▶ **Problem**
Copy each line of the records that holds the string "with".

▶ **A run of records**
--- --- ---

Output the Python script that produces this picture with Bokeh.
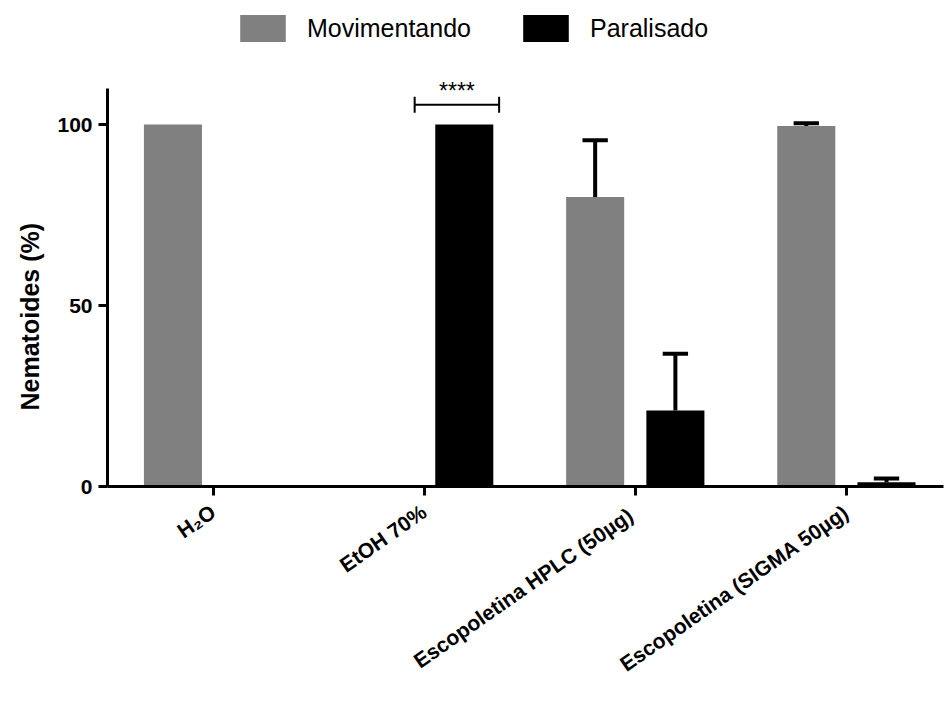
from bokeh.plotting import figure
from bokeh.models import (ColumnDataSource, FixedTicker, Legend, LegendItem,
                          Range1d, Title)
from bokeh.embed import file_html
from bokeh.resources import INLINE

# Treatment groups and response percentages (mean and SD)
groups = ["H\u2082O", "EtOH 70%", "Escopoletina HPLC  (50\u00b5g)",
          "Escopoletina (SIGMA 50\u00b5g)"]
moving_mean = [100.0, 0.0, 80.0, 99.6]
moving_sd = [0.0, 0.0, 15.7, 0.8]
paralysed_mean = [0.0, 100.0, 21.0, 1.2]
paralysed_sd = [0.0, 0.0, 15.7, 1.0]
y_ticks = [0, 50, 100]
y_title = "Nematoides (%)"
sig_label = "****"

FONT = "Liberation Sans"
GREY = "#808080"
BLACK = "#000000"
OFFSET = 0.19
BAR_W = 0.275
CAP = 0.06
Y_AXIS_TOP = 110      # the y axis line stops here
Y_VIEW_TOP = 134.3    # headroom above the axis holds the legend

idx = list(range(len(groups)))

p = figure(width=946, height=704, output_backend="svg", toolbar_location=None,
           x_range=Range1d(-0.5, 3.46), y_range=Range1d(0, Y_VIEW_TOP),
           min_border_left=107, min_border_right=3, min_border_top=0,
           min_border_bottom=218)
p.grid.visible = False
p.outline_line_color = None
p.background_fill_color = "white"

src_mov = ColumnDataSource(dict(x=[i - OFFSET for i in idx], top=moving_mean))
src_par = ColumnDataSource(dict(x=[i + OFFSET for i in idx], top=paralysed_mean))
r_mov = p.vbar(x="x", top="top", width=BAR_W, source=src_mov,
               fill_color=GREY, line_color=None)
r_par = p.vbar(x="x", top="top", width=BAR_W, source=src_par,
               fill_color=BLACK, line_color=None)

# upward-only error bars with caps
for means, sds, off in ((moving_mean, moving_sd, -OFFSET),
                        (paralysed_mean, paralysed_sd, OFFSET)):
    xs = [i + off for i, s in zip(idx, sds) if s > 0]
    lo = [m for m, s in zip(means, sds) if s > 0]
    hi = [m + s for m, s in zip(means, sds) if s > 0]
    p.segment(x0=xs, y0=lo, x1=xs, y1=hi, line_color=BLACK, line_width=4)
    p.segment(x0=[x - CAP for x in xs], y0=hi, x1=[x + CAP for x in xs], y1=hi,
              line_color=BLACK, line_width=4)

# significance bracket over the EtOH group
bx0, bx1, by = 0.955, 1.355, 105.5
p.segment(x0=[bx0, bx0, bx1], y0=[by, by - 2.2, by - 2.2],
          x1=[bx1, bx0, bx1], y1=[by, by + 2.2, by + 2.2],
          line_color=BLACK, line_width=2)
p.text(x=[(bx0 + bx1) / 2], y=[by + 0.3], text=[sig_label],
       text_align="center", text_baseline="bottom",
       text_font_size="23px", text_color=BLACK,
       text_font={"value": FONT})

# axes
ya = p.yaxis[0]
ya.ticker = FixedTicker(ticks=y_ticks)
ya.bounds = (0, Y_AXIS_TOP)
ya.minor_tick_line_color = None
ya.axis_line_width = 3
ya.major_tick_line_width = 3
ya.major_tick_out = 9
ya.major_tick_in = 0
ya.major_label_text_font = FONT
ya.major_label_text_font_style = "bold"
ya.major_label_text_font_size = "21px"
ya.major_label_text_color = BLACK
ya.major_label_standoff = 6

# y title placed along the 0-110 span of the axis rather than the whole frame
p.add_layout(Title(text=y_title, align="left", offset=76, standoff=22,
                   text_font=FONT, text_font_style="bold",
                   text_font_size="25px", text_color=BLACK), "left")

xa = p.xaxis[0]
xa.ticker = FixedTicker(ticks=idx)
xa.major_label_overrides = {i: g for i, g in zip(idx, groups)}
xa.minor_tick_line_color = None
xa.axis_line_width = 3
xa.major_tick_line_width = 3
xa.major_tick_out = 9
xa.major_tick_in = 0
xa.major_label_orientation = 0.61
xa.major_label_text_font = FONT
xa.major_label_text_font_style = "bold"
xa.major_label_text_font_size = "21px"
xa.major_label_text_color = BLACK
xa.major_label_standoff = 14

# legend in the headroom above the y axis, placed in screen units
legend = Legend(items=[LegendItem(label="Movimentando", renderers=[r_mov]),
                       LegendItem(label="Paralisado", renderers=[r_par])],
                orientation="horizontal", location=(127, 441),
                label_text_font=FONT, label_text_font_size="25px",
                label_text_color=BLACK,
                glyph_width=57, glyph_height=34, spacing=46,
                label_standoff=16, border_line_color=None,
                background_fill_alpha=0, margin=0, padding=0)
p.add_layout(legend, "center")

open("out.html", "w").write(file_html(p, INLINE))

--- --- ---

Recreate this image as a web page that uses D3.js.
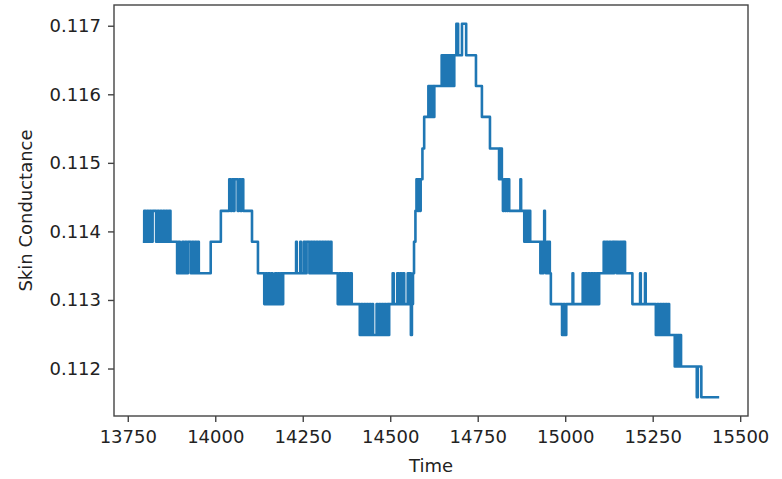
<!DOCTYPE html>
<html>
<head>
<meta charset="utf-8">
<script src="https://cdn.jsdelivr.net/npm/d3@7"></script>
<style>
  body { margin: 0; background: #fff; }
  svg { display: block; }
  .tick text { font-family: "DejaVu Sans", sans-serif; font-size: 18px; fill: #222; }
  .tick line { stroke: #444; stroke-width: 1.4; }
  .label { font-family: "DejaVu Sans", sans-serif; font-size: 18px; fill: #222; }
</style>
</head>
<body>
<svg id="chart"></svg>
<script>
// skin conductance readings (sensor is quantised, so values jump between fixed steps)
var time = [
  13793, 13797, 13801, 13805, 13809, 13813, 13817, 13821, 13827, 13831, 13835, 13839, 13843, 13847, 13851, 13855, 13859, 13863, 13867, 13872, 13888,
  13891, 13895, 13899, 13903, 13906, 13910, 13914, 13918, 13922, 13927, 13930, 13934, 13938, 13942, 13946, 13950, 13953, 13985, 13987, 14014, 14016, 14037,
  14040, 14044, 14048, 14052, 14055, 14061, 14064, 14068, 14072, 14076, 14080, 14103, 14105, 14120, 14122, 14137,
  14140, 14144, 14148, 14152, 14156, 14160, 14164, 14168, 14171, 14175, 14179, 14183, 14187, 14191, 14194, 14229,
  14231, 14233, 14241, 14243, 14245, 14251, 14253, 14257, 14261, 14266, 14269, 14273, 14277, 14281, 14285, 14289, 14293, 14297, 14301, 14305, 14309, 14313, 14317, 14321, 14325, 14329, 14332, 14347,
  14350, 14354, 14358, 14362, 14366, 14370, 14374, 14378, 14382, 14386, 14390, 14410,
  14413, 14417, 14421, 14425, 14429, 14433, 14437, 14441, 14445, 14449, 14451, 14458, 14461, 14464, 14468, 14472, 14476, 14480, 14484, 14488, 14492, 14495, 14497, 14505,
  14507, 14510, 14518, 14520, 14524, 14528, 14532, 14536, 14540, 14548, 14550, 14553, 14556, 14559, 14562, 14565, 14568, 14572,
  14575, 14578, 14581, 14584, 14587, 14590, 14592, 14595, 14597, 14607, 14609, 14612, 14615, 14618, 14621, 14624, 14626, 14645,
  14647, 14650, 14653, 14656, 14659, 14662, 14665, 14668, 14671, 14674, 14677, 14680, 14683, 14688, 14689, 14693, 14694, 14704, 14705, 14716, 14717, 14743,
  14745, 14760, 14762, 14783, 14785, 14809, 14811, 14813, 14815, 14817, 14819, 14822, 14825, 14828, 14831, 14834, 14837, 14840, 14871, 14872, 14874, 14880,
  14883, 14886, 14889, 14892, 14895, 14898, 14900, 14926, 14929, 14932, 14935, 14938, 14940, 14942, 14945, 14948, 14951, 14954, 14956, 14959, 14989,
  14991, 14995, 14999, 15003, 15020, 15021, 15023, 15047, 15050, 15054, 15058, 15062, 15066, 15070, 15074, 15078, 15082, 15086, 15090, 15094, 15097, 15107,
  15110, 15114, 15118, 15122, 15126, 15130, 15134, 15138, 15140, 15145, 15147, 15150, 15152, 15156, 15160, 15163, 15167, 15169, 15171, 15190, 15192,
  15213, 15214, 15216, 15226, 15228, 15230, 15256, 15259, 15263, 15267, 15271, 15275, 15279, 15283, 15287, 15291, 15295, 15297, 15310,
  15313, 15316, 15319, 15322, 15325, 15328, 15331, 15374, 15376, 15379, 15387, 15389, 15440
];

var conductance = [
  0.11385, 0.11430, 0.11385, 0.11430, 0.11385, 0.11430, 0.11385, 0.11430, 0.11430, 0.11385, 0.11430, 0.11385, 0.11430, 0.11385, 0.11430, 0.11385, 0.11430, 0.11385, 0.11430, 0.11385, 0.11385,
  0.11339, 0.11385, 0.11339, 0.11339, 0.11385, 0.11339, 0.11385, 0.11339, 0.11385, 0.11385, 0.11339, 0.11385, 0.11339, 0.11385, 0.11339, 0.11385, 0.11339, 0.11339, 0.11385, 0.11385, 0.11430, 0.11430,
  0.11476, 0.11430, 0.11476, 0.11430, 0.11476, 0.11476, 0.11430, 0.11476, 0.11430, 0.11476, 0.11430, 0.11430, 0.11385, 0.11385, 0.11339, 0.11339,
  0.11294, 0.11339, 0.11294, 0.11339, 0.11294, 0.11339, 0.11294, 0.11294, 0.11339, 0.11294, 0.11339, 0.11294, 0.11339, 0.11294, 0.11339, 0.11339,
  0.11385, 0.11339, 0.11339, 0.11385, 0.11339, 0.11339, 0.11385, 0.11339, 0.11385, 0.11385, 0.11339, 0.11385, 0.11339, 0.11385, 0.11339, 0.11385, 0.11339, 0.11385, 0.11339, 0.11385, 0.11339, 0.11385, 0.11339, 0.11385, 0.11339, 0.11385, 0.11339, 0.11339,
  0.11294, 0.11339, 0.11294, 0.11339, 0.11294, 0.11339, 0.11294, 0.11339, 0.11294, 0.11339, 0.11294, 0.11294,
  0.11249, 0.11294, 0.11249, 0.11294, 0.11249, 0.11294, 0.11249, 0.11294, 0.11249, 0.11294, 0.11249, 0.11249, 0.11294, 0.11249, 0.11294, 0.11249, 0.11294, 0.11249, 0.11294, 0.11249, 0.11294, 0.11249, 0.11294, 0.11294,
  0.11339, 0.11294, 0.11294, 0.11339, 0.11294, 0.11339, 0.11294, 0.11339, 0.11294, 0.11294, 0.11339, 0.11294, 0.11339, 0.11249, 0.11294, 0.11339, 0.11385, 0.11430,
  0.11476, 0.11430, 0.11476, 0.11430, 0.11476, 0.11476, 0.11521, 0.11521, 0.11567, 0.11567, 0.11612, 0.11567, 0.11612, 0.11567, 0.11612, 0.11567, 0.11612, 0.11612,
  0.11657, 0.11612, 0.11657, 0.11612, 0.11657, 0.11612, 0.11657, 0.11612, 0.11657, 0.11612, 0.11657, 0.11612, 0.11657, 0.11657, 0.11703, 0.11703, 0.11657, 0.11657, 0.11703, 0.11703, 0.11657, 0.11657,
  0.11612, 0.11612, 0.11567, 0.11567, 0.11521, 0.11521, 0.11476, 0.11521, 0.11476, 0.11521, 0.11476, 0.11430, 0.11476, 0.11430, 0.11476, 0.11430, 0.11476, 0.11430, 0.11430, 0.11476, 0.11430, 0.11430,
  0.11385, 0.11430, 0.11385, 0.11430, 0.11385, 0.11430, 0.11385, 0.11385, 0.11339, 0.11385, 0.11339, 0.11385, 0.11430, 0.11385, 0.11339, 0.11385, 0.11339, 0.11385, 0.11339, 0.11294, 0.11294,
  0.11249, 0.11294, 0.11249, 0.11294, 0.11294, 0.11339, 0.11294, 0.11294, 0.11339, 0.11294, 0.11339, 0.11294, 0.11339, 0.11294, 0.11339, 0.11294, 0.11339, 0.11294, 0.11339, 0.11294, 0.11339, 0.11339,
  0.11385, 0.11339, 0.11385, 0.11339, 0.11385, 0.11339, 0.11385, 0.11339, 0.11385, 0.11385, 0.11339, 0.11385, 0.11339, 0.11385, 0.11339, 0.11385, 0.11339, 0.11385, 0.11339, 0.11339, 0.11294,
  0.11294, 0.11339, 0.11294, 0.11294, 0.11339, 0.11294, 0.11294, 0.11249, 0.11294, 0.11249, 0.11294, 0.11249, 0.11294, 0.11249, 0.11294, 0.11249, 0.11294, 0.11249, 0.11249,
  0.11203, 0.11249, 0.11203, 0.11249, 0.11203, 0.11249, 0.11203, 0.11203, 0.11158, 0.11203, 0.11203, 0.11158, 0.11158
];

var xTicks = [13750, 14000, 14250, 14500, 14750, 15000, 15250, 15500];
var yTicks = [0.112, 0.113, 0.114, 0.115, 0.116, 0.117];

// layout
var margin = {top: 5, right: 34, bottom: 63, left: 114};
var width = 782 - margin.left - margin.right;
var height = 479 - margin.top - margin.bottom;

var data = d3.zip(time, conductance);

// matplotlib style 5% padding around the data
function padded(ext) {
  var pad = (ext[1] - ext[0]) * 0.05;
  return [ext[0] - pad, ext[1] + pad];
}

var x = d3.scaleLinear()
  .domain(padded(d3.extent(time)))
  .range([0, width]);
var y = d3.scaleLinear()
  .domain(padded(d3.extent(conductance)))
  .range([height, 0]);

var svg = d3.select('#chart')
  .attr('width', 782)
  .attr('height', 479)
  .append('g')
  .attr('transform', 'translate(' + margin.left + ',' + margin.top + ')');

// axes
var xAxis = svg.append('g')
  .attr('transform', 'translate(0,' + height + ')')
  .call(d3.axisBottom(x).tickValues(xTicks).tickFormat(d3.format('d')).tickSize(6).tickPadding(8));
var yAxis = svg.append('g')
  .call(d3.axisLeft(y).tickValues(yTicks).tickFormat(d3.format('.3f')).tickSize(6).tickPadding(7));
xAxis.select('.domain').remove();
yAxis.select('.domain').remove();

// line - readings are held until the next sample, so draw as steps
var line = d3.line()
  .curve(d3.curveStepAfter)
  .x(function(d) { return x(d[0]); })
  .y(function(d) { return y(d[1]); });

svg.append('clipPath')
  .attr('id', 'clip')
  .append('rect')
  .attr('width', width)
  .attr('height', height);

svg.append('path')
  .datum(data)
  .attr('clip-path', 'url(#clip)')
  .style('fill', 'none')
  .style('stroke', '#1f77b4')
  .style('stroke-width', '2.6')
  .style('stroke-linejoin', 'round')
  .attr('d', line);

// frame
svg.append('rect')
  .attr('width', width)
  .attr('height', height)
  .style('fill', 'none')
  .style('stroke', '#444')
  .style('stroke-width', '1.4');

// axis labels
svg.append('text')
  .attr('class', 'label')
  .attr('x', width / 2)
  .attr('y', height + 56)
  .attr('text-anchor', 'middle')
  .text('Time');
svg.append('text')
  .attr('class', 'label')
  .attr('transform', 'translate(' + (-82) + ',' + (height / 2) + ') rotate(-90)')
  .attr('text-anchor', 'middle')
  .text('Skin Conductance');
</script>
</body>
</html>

--- --- ---

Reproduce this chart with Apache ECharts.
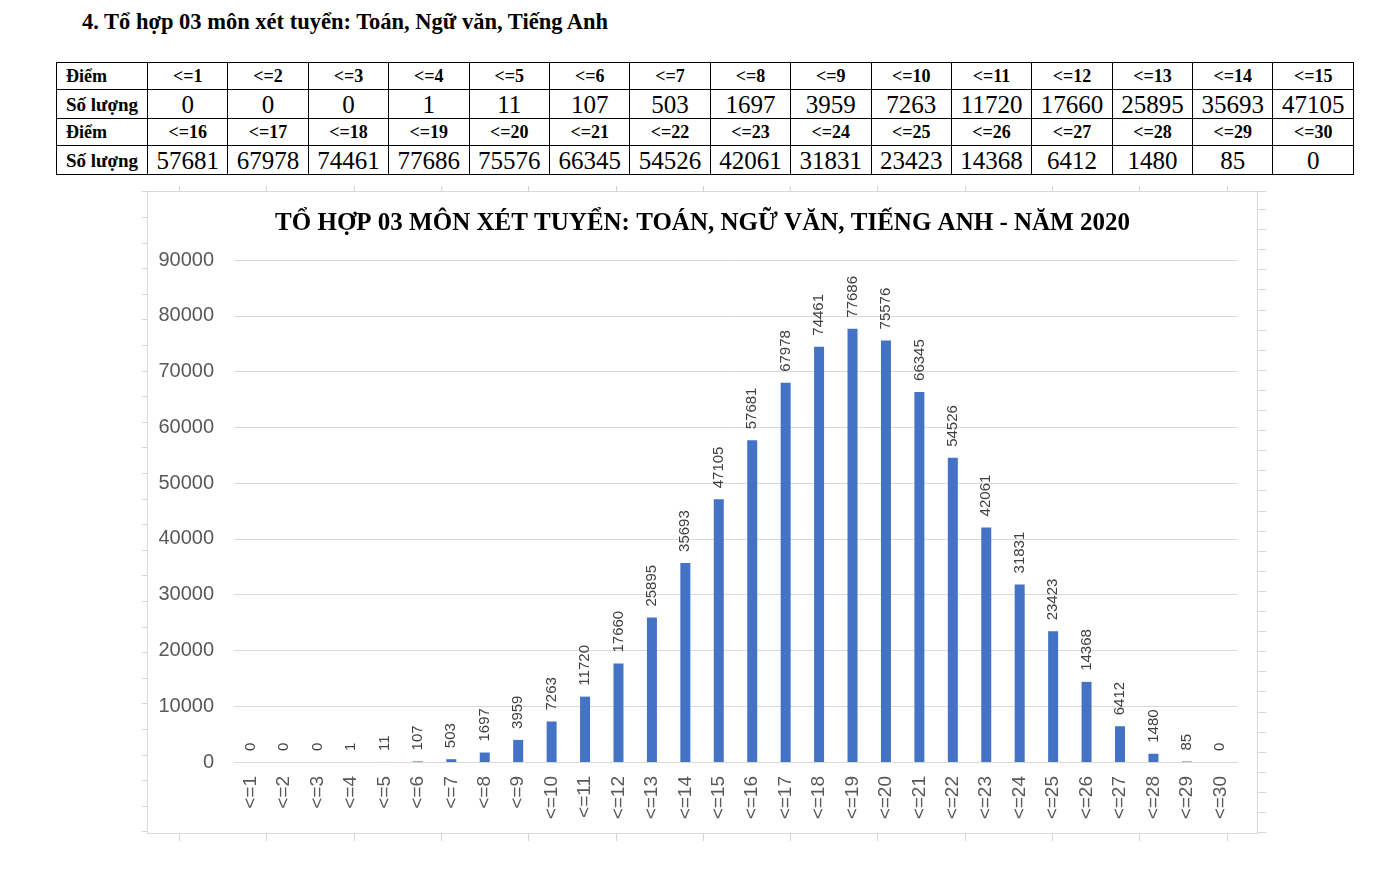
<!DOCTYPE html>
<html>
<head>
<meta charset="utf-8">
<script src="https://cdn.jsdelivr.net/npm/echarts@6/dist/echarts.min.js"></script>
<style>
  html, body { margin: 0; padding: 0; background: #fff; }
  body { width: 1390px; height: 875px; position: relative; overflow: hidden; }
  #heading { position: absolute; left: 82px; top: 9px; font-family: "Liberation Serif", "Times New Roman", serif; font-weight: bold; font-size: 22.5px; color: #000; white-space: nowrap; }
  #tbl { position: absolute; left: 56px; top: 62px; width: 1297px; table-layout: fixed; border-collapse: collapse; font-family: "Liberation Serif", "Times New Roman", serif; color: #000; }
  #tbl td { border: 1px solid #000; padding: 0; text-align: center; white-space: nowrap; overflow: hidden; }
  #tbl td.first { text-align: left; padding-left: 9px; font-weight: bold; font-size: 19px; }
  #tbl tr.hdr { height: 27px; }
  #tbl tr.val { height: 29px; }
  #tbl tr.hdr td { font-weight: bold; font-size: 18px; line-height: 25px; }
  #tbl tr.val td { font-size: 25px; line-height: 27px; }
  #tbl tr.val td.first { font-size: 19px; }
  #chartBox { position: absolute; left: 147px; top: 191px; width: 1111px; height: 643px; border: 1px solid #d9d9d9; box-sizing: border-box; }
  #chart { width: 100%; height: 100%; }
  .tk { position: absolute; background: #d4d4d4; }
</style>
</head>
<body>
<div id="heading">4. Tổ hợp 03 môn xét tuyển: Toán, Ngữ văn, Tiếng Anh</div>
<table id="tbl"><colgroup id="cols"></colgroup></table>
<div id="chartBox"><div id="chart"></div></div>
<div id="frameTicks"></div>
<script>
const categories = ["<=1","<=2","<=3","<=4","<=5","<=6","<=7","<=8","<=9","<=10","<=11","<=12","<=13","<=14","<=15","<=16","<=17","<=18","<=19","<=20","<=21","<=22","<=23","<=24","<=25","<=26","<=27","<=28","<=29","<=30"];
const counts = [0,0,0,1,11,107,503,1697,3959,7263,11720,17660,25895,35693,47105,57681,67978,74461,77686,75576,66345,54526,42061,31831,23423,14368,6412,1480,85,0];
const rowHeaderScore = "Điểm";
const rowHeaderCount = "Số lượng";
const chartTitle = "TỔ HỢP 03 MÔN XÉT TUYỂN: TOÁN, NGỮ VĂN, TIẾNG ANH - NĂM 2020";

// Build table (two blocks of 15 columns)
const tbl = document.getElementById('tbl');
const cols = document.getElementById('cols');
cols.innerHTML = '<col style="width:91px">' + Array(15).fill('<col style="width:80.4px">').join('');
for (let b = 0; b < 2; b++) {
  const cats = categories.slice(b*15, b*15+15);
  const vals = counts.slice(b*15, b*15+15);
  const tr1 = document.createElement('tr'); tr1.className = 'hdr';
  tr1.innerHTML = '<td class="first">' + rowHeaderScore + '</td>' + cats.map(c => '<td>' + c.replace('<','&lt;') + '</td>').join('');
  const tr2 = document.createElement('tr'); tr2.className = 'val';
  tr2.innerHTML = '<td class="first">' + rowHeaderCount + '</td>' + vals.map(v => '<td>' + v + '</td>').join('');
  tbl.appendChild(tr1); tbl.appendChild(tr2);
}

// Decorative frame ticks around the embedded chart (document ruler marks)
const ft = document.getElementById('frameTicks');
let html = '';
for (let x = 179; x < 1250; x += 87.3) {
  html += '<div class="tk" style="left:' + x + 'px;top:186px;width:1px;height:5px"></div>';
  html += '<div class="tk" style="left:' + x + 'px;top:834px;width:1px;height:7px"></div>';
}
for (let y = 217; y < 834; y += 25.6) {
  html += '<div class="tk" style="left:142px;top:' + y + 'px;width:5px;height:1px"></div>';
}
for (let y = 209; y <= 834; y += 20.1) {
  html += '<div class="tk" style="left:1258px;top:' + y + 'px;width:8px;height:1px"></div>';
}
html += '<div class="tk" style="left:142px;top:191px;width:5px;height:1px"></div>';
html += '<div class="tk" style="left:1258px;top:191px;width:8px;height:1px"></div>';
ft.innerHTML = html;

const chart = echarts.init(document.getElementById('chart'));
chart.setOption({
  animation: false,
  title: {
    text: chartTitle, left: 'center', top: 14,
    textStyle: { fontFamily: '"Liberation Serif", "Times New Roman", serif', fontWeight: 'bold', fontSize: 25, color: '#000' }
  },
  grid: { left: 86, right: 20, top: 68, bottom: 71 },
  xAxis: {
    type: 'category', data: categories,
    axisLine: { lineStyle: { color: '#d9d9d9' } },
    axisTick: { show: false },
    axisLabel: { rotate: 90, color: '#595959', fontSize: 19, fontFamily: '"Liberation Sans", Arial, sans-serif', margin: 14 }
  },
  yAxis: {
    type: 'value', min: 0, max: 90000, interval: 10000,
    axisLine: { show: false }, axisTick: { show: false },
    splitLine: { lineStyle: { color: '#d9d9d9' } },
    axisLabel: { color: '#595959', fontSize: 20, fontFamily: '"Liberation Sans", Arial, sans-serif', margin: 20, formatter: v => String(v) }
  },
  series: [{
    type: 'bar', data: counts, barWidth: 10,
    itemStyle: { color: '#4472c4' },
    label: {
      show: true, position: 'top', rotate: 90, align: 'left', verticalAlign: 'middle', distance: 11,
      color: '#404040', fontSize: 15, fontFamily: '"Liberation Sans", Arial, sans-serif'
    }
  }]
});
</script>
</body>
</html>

--- --- ---

▶ **Task response**
Output the Python script that produces this picture with Bokeh.
# upward-only error bars with caps
Reproduce this chart with Apache ECharts.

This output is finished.